**REQUIRED TASK:** Which lines below hold the word "chart"? Report each one.
════════════════
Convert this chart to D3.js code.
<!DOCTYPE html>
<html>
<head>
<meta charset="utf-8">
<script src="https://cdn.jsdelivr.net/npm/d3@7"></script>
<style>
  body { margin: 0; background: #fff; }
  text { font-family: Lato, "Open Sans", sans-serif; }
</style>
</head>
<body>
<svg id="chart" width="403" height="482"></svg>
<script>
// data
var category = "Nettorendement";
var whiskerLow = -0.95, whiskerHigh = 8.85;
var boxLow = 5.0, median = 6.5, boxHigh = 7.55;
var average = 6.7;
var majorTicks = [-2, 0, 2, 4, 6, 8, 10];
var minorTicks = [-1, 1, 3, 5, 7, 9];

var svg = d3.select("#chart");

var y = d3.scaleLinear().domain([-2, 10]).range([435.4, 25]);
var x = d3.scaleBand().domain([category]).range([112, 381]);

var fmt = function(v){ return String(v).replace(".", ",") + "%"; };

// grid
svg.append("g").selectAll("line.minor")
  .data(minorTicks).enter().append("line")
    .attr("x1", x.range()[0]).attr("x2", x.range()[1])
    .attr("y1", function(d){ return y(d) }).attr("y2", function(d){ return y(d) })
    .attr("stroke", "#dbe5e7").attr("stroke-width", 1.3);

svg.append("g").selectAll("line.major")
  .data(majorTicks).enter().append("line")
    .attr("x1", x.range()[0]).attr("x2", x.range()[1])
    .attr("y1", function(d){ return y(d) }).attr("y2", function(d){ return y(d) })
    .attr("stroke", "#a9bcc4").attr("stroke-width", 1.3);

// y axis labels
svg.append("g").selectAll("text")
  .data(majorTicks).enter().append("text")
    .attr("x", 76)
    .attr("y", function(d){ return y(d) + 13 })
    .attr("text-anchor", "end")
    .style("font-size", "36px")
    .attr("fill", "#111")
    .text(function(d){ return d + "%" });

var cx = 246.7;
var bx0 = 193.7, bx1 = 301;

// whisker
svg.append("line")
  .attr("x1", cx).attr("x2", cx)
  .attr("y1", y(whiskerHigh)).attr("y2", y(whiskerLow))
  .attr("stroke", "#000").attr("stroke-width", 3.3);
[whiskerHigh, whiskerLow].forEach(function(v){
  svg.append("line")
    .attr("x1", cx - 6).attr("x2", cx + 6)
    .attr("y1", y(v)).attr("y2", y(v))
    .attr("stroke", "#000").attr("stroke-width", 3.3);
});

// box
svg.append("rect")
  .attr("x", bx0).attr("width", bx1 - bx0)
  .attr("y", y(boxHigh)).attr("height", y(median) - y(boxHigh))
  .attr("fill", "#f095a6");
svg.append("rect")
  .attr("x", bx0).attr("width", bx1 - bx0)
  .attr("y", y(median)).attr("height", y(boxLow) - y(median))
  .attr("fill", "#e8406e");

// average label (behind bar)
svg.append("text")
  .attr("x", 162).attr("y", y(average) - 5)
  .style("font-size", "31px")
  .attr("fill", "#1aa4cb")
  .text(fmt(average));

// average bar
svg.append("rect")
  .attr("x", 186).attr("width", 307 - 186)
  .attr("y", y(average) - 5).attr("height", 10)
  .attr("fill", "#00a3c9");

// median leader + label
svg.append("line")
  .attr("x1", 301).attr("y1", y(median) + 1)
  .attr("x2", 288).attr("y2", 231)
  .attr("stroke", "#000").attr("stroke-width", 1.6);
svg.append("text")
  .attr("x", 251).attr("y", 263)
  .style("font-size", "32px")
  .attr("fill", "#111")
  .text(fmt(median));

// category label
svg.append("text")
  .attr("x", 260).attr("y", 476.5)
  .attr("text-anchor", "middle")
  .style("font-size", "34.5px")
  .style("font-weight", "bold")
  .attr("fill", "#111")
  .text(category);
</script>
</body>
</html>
════════════════
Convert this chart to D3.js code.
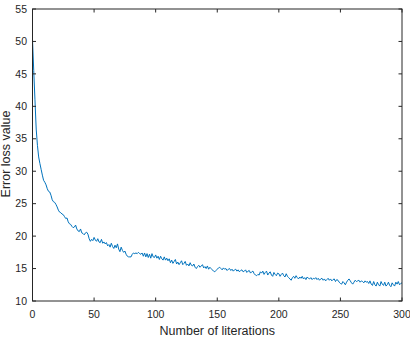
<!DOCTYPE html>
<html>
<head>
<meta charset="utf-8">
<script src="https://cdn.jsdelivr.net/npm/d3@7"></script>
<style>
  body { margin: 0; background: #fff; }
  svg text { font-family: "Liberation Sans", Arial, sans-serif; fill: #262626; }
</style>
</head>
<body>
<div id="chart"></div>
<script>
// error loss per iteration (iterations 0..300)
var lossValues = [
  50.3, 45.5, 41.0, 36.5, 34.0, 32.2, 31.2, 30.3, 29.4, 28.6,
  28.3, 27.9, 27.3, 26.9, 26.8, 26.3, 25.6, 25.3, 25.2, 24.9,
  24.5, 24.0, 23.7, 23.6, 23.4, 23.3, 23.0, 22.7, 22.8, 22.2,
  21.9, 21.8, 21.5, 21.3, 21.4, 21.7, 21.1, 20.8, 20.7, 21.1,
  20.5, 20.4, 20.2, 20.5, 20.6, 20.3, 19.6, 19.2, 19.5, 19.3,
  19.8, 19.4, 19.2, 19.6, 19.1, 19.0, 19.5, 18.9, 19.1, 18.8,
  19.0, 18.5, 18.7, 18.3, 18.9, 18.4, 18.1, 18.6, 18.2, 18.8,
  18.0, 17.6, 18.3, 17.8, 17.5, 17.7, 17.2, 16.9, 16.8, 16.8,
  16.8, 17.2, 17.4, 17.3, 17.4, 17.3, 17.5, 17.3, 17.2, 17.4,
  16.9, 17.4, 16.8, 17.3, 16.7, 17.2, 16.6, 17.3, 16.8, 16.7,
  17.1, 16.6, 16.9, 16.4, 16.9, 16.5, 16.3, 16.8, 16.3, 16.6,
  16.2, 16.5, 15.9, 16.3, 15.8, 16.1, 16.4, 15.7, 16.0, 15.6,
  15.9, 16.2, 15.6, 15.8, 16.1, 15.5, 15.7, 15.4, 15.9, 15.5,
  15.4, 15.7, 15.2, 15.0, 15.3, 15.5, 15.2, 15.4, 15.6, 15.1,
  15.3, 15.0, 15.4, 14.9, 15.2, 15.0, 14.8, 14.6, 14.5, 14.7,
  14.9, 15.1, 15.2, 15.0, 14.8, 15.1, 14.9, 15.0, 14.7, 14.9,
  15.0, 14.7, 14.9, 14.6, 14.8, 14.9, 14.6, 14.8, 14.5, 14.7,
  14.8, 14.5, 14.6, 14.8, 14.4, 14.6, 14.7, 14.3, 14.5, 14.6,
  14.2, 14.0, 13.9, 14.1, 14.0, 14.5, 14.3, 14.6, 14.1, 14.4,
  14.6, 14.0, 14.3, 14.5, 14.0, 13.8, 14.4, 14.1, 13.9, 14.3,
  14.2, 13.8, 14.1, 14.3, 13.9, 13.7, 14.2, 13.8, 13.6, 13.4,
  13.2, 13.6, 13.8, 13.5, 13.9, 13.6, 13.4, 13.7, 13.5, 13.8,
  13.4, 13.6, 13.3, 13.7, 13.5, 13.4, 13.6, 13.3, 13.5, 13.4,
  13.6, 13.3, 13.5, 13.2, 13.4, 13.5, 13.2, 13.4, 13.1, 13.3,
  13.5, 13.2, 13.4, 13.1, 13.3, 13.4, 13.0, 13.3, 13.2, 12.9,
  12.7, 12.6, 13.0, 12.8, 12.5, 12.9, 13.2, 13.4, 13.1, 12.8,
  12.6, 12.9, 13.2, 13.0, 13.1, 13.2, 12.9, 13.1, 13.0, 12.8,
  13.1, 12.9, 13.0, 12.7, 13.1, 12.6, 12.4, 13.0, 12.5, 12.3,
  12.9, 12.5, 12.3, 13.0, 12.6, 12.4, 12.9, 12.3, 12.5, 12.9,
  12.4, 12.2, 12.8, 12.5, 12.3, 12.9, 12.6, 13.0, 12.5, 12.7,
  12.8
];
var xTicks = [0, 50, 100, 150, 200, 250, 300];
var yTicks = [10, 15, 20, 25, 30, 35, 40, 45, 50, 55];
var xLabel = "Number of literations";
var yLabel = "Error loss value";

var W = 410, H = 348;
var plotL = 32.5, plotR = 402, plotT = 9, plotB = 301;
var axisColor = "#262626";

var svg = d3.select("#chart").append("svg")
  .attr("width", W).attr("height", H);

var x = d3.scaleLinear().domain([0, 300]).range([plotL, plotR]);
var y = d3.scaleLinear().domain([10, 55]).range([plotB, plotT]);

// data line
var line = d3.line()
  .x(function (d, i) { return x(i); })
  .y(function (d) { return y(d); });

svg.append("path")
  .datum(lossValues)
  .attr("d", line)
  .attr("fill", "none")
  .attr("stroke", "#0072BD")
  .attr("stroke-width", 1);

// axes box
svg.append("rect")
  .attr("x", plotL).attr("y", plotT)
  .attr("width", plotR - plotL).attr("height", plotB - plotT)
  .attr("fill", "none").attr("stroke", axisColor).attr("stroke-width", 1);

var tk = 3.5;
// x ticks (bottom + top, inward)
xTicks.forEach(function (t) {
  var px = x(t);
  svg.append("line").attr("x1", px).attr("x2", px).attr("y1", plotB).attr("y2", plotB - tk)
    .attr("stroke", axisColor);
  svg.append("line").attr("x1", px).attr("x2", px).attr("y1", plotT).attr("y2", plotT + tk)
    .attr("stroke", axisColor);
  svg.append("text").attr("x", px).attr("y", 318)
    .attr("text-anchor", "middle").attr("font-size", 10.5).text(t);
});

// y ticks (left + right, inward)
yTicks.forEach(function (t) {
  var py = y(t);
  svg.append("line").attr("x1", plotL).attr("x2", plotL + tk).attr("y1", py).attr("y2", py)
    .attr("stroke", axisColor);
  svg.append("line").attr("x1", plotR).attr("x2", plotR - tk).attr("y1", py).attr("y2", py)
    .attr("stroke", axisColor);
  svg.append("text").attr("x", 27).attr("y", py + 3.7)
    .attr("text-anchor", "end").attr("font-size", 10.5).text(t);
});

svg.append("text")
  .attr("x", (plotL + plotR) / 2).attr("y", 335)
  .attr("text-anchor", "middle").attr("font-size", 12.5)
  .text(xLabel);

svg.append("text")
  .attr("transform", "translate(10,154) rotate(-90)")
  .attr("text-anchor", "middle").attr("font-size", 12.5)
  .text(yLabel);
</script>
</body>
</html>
════════════════
**TASK RESULT:**
Convert this chart to D3.js code.
<svg id="chart" width="403" height="482"></svg>
var svg = d3.select("#chart");
Convert this chart to D3.js code.
<div id="chart"></div>
var svg = d3.select("#chart").append("svg")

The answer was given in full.